Saturday, January 8, 2011

The Power of Youth

I was cleaning my childhood room today and found an old essay I wrote when I was about 17. upon re-reading it, I liked it quite a bit, and wanted to re-print it:

The Power of Youth
Brendan Jones O'Connor

     It is said that youth is wasted on the young; everyday I try to disprove that statement. Adults tend to forget their times as children and adolescents, so it makes sense they are the ones to criticize the ways of youth. Few can accurately recall when their thinking became abstract, their bodies when through metamorphosis, and yet their heart remained divided over childlike assertions and the uncertainty of the teenage years. I, even as a later teen, retrospectively cannot always relate to the fears of my 12-year-old self. My heart has transitioned from early teenage confusion of identity, to the forward looking mindset of a young adult who will soon be off at college.
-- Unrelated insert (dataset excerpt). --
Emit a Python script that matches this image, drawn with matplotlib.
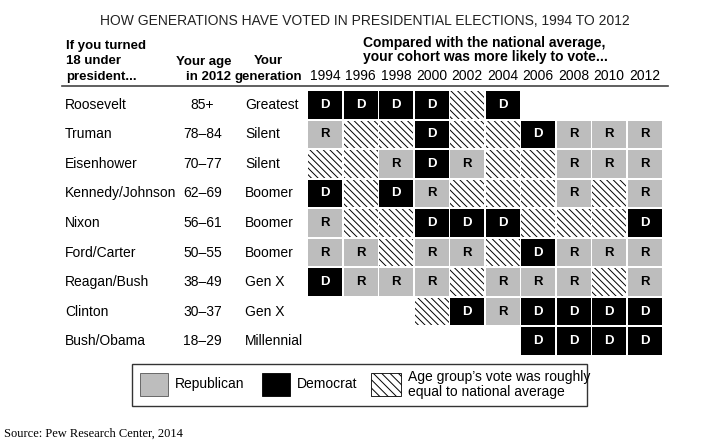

Somewhere in my transition, I became happier, more self-assured, and optimistic. Maybe it is because in my path to adulthood, I regained an early childlike element that I forgot about in my more turbulent 11-15year-old times: a sense of wonder.
     A child look at a rolling field and thinks not about how thousands of year of glacial movements carved the land they are standing on, or how the town hired landscape developers to add to the ascetics, or even about the potential danger of the UV rays from the noonday's sun. Rather, the child can only recognize the wonder of this body of land they had never seen before. They can prance up and down the green openness with a sense that it's awesome, and they go to bed that night thinking of all the other cool places they have yet to discover. It is whit that lens I often try to see the world.
     I defend my youthful optimism with a quote from the poem "Dreams" by Harlem Renaissance poet Langston Hughes, "Hold fast to dreams, for when dreams go/life is a barren filed/Frozen with snow." The road of life stretches so far ahead of me, and I have only begun. I look to the future, because I know it holds dreams, so long as I reach for them. Without youth, we will forget what life can be, for often it is the least tainted eyes that reviles the most truth. We will forget that every moment of every day is not entitled to us, but a fleeting gift. Without youth, we will not remember that the time we do have is a canvas for our dreams. With the power of youth, a life is allowed to be all it was meant to be, do all it was meant to do, and live how it was supposed to live.

I tell high school seniors that the biggest thing I miss from high school is the brimming sense of optimism. That's not to say I am a pessimist (because I really dislike those kind of people,) but that when one enters college and becomes more conscious of the adult world, one often is buffeted by disappointments and frustrations. But just reading something like this makes me look a little brighter.